— Task description —
Without including any images, repeat the data exactly.
[START]
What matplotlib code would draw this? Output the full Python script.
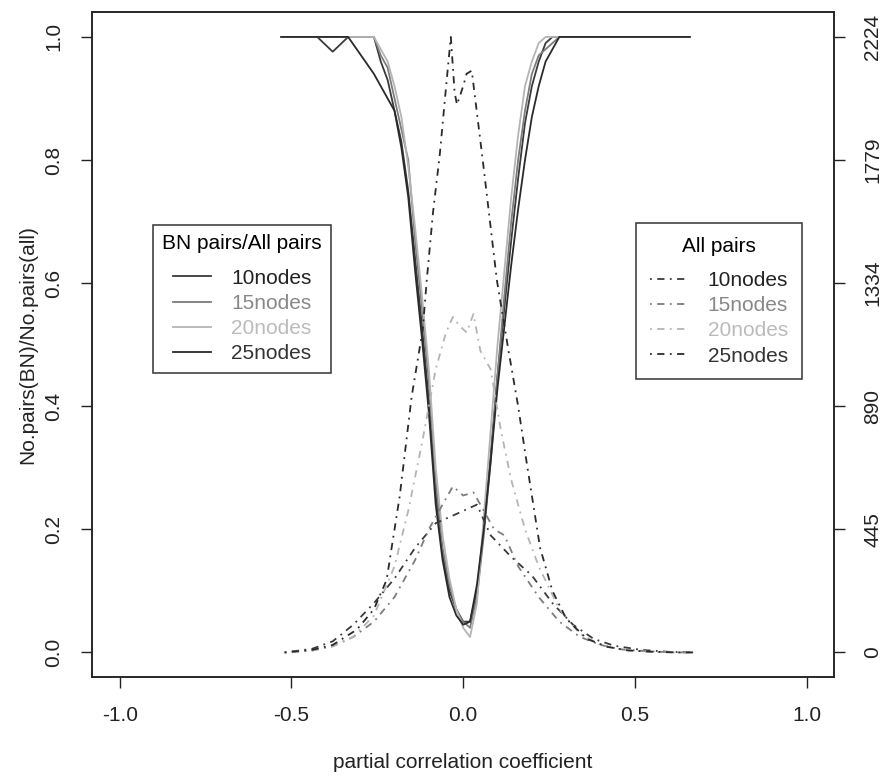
import matplotlib
matplotlib.use("Agg")
import matplotlib.pyplot as plt

plt.rcParams["font.family"] = ["Liberation Sans", "DejaVu Sans"]
plt.rcParams["font.size"] = 15

# ratio curves: No.pairs(BN)/No.pairs(all), shared x grid
x_ratio = [-0.53, -0.425, -0.38, -0.335, -0.26, -0.24, -0.22, -0.20, -0.18, -0.16,
           -0.14, -0.12, -0.10, -0.08, -0.06, -0.04, -0.02, 0.00, 0.02, 0.04,
           0.06, 0.08, 0.10, 0.12, 0.14, 0.16, 0.18, 0.20, 0.22, 0.24,
           0.26, 0.28, 0.30, 0.66]
ratio_10 = [1, 1, 0.976, 1, 1, 0.96, 0.93, 0.88, 0.83, 0.75,
            0.64, 0.53, 0.41, 0.26, 0.16, 0.10, 0.07, 0.05, 0.05, 0.10,
            0.20, 0.32, 0.45, 0.56, 0.67, 0.77, 0.86, 0.92, 0.96, 0.99,
            1, 1, 1, 1]
ratio_15 = [1, 1, 1, 1, 1, 0.97, 0.95, 0.90, 0.85, 0.80,
            0.67, 0.56, 0.44, 0.28, 0.17, 0.11, 0.07, 0.05, 0.04, 0.09,
            0.19, 0.31, 0.45, 0.58, 0.70, 0.80, 0.88, 0.94, 0.97, 0.98,
            0.99, 1, 1, 1]
ratio_20 = [1, 1, 1, 1, 1, 0.98, 0.96, 0.92, 0.87, 0.79,
            0.69, 0.58, 0.46, 0.30, 0.19, 0.12, 0.07, 0.04, 0.025, 0.08,
            0.22, 0.36, 0.50, 0.62, 0.74, 0.84, 0.92, 0.96, 0.99, 1,
            1, 1, 1, 1]
ratio_25 = [1, 1, 1, 1, 0.94, 0.92, 0.90, 0.88, 0.82, 0.74,
            0.62, 0.51, 0.39, 0.24, 0.15, 0.09, 0.06, 0.045, 0.05, 0.11,
            0.20, 0.31, 0.43, 0.53, 0.63, 0.72, 0.80, 0.87, 0.92, 0.96,
            0.98, 1, 1, 1]

# all pairs counts (right axis)
x_all_10 = [-0.52, -0.44, -0.38, -0.32, -0.26, -0.20, -0.14, -0.08, -0.02, 0.04,
            0.08, 0.14, 0.20, 0.26, 0.32, 0.38, 0.44, 0.52, 0.60, 0.67]
all_10 = [0, 13, 40, 100, 178, 267, 378, 467, 500, 534,
          423, 345, 278, 178, 100, 49, 24, 9, 2, 0]

x_all_15 = [-0.52, -0.44, -0.38, -0.32, -0.26, -0.20, -0.14, -0.10, -0.06, -0.03,
            0.00, 0.03, 0.06, 0.09, 0.12, 0.16, 0.22, 0.28, 0.34, 0.40,
            0.46, 0.54, 0.62, 0.67]
all_15 = [0, 7, 22, 56, 111, 200, 334, 445, 534, 600,
          567, 578, 512, 445, 423, 311, 200, 111, 56, 27,
          11, 4, 0, 0]

x_all_20 = [-0.52, -0.44, -0.38, -0.32, -0.26, -0.20, -0.16, -0.12, -0.08, -0.05,
            -0.03, -0.01, 0.01, 0.03, 0.05, 0.08, 0.11, 0.14, 0.18, 0.22,
            0.28, 0.34, 0.40, 0.46, 0.54, 0.62, 0.67]
all_20 = [0, 7, 22, 56, 133, 311, 512, 756, 1023, 1156,
          1212, 1179, 1156, 1223, 1090, 1023, 801, 623, 445, 311,
          156, 67, 27, 11, 2, 0, 0]

x_all_25 = [-0.52, -0.44, -0.38, -0.31, -0.26, -0.223, -0.185, -0.15, -0.118, -0.106,
            -0.088, -0.068, -0.048, -0.036, -0.025, -0.018, 0.0, 0.01, 0.025, 0.058,
            0.098, 0.13, 0.16, 0.185, 0.224, 0.26, 0.30, 0.36, 0.42, 0.48,
            0.56, 0.62, 0.67]
all_25 = [0, 9, 27, 82, 156, 262, 563, 925, 1165, 1346,
          1588, 1801, 2068, 2224, 2024, 1979, 2046, 2091, 2102, 1768,
          1346, 1105, 890, 685, 378, 222, 122, 49, 20, 7,
          2, 0, 0]

labels = ["10nodes", "15nodes", "20nodes", "25nodes"]
colors = ["#3a3a3a", "#7c7c7c", "#b4b4b4", "#2a2a2a"]
text_colors = ["#222222", "#888888", "#bbbbbb", "#333333"]
right_ticks = [0, 445, 890, 1334, 1779, 2224]
dotdash = (0, (1, 3, 4, 3))

fig = plt.figure(figsize=(8.82, 7.79), dpi=100)
ax = fig.add_axes([0.1047, 0.1309, 0.8409, 0.8533])
ax2 = ax.twinx()

ratio_lines = []
for y, c in zip([ratio_10, ratio_15, ratio_20, ratio_25], colors):
    ln, = ax.plot(x_ratio, y, color=c, lw=1.3)
    ratio_lines.append(ln)

all_lines = []
for x, y, c in zip([x_all_10, x_all_15, x_all_20, x_all_25],
                   [all_10, all_15, all_20, all_25], colors):
    ln, = ax2.plot(x, y, color=c, lw=1.3, linestyle=dotdash)
    all_lines.append(ln)

ax.set_xlim(-1.08, 1.08)
ax.set_ylim(-0.04, 1.04)
ax2.set_ylim(-0.04 * 2224, 1.04 * 2224)
ax.set_xticks([-1.0, -0.5, 0.0, 0.5, 1.0])
ax.set_yticks([0.0, 0.2, 0.4, 0.6, 0.8, 1.0])
ax2.set_yticks(right_ticks)
ax.set_xticklabels(["-1.0", "-0.5", "0.0", "0.5", "1.0"])

for a in (ax, ax2):
    a.tick_params(direction="out", length=8, width=1, colors="#222222", pad=13)
    for s in a.spines.values():
        s.set_color("#222222")
        s.set_linewidth(1.1)
ax.tick_params(axis="y", labelrotation=90)
ax2.tick_params(axis="y", labelrotation=90)
plt.setp(ax.get_yticklabels(), va="center")
plt.setp(ax2.get_yticklabels(), va="center")

ax.set_xlabel("partial correlation coefficient", color="#222222", labelpad=20)
ax.set_ylabel("No.pairs(BN)/No.pairs(all)", color="#222222", labelpad=5)


def make_legend(handles, title, loc, anchor, pad):
    leg = ax2.legend(handles, labels, title=title, loc=loc,
                     bbox_to_anchor=anchor, borderaxespad=0, fancybox=False,
                     framealpha=1, edgecolor="#333333", handlelength=1.85,
                     handletextpad=0.95, labelspacing=0.3, borderpad=pad,
                     labelcolor=text_colors, fontsize=15, title_fontsize=15)
    leg.get_frame().set_linewidth(1.1)
    # a bit more room between title and entries, like the R legend
    leg._legend_box.sep = 11
    return leg


leg1 = make_legend(ratio_lines, "BN pairs/All pairs", "upper left",
                   (0.0814, 0.680), 0.45)
ax2.add_artist(leg1)
leg2 = make_legend(all_lines, "All pairs", "upper right", (0.9565, 0.683), 0.65)

fig.savefig("out.png", dpi=100)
[END]
— Result for this exercise —
What matplotlib code would draw this? Output the full Python script.
import matplotlib
matplotlib.use("Agg")
import matplotlib.pyplot as plt

plt.rcParams["font.family"] = ["Liberation Sans", "DejaVu Sans"]
plt.rcParams["font.size"] = 15

# ratio curves: No.pairs(BN)/No.pairs(all), shared x grid
x_ratio = [-0.53, -0.425, -0.38, -0.335, -0.26, -0.24, -0.22, -0.20, -0.18, -0.16,
           -0.14, -0.12, -0.10, -0.08, -0.06, -0.04, -0.02, 0.00, 0.02, 0.04,
           0.06, 0.08, 0.10, 0.12, 0.14, 0.16, 0.18, 0.20, 0.22, 0.24,
           0.26, 0.28, 0.30, 0.66]
ratio_10 = [1, 1, 0.976, 1, 1, 0.96, 0.93, 0.88, 0.83, 0.75,
            0.64, 0.53, 0.41, 0.26, 0.16, 0.10, 0.07, 0.05, 0.05, 0.10,
            0.20, 0.32, 0.45, 0.56, 0.67, 0.77, 0.86, 0.92, 0.96, 0.99,
            1, 1, 1, 1]
ratio_15 = [1, 1, 1, 1, 1, 0.97, 0.95, 0.90, 0.85, 0.80,
            0.67, 0.56, 0.44, 0.28, 0.17, 0.11, 0.07, 0.05, 0.04, 0.09,
            0.19, 0.31, 0.45, 0.58, 0.70, 0.80, 0.88, 0.94, 0.97, 0.98,
            0.99, 1, 1, 1]
ratio_20 = [1, 1, 1, 1, 1, 0.98, 0.96, 0.92, 0.87, 0.79,
            0.69, 0.58, 0.46, 0.30, 0.19, 0.12, 0.07, 0.04, 0.025, 0.08,
            0.22, 0.36, 0.50, 0.62, 0.74, 0.84, 0.92, 0.96, 0.99, 1,
            1, 1, 1, 1]
ratio_25 = [1, 1, 1, 1, 0.94, 0.92, 0.90, 0.88, 0.82, 0.74,
            0.62, 0.51, 0.39, 0.24, 0.15, 0.09, 0.06, 0.045, 0.05, 0.11,
            0.20, 0.31, 0.43, 0.53, 0.63, 0.72, 0.80, 0.87, 0.92, 0.96,
            0.98, 1, 1, 1]

# all pairs counts (right axis)
x_all_10 = [-0.52, -0.44, -0.38, -0.32, -0.26, -0.20, -0.14, -0.08, -0.02, 0.04,
            0.08, 0.14, 0.20, 0.26, 0.32, 0.38, 0.44, 0.52, 0.60, 0.67]
all_10 = [0, 13, 40, 100, 178, 267, 378, 467, 500, 534,
          423, 345, 278, 178, 100, 49, 24, 9, 2, 0]

x_all_15 = [-0.52, -0.44, -0.38, -0.32, -0.26, -0.20, -0.14, -0.10, -0.06, -0.03,
            0.00, 0.03, 0.06, 0.09, 0.12, 0.16, 0.22, 0.28, 0.34, 0.40,
            0.46, 0.54, 0.62, 0.67]
all_15 = [0, 7, 22, 56, 111, 200, 334, 445, 534, 600,
          567, 578, 512, 445, 423, 311, 200, 111, 56, 27,
          11, 4, 0, 0]

x_all_20 = [-0.52, -0.44, -0.38, -0.32, -0.26, -0.20, -0.16, -0.12, -0.08, -0.05,
            -0.03, -0.01, 0.01, 0.03, 0.05, 0.08, 0.11, 0.14, 0.18, 0.22,
            0.28, 0.34, 0.40, 0.46, 0.54, 0.62, 0.67]
all_20 = [0, 7, 22, 56, 133, 311, 512, 756, 1023, 1156,
          1212, 1179, 1156, 1223, 1090, 1023, 801, 623, 445, 311,
          156, 67, 27, 11, 2, 0, 0]

x_all_25 = [-0.52, -0.44, -0.38, -0.31, -0.26, -0.223, -0.185, -0.15, -0.118, -0.106,
            -0.088, -0.068, -0.048, -0.036, -0.025, -0.018, 0.0, 0.01, 0.025, 0.058,
            0.098, 0.13, 0.16, 0.185, 0.224, 0.26, 0.30, 0.36, 0.42, 0.48,
            0.56, 0.62, 0.67]
all_25 = [0, 9, 27, 82, 156, 262, 563, 925, 1165, 1346,
          1588, 1801, 2068, 2224, 2024, 1979, 2046, 2091, 2102, 1768,
          1346, 1105, 890, 685, 378, 222, 122, 49, 20, 7,
          2, 0, 0]

labels = ["10nodes", "15nodes", "20nodes", "25nodes"]
colors = ["#3a3a3a", "#7c7c7c", "#b4b4b4", "#2a2a2a"]
text_colors = ["#222222", "#888888", "#bbbbbb", "#333333"]
right_ticks = [0, 445, 890, 1334, 1779, 2224]
dotdash = (0, (1, 3, 4, 3))

fig = plt.figure(figsize=(8.82, 7.79), dpi=100)
ax = fig.add_axes([0.1047, 0.1309, 0.8409, 0.8533])
ax2 = ax.twinx()

ratio_lines = []
for y, c in zip([ratio_10, ratio_15, ratio_20, ratio_25], colors):
    ln, = ax.plot(x_ratio, y, color=c, lw=1.3)
    ratio_lines.append(ln)

all_lines = []
for x, y, c in zip([x_all_10, x_all_15, x_all_20, x_all_25],
                   [all_10, all_15, all_20, all_25], colors):
    ln, = ax2.plot(x, y, color=c, lw=1.3, linestyle=dotdash)
    all_lines.append(ln)

ax.set_xlim(-1.08, 1.08)
ax.set_ylim(-0.04, 1.04)
ax2.set_ylim(-0.04 * 2224, 1.04 * 2224)
ax.set_xticks([-1.0, -0.5, 0.0, 0.5, 1.0])
ax.set_yticks([0.0, 0.2, 0.4, 0.6, 0.8, 1.0])
ax2.set_yticks(right_ticks)
ax.set_xticklabels(["-1.0", "-0.5", "0.0", "0.5", "1.0"])

for a in (ax, ax2):
    a.tick_params(direction="out", length=8, width=1, colors="#222222", pad=13)
    for s in a.spines.values():
        s.set_color("#222222")
        s.set_linewidth(1.1)
ax.tick_params(axis="y", labelrotation=90)
ax2.tick_params(axis="y", labelrotation=90)
plt.setp(ax.get_yticklabels(), va="center")
plt.setp(ax2.get_yticklabels(), va="center")

ax.set_xlabel("partial correlation coefficient", color="#222222", labelpad=20)
ax.set_ylabel("No.pairs(BN)/No.pairs(all)", color="#222222", labelpad=5)


def make_legend(handles, title, loc, anchor, pad):
    leg = ax2.legend(handles, labels, title=title, loc=loc,
                     bbox_to_anchor=anchor, borderaxespad=0, fancybox=False,
                     framealpha=1, edgecolor="#333333", handlelength=1.85,
                     handletextpad=0.95, labelspacing=0.3, borderpad=pad,
                     labelcolor=text_colors, fontsize=15, title_fontsize=15)
    leg.get_frame().set_linewidth(1.1)
    # a bit more room between title and entries, like the R legend
    leg._legend_box.sep = 11
    return leg


leg1 = make_legend(ratio_lines, "BN pairs/All pairs", "upper left",
                   (0.0814, 0.680), 0.45)
ax2.add_artist(leg1)
leg2 = make_legend(all_lines, "All pairs", "upper right", (0.9565, 0.683), 0.65)

fig.savefig("out.png", dpi=100)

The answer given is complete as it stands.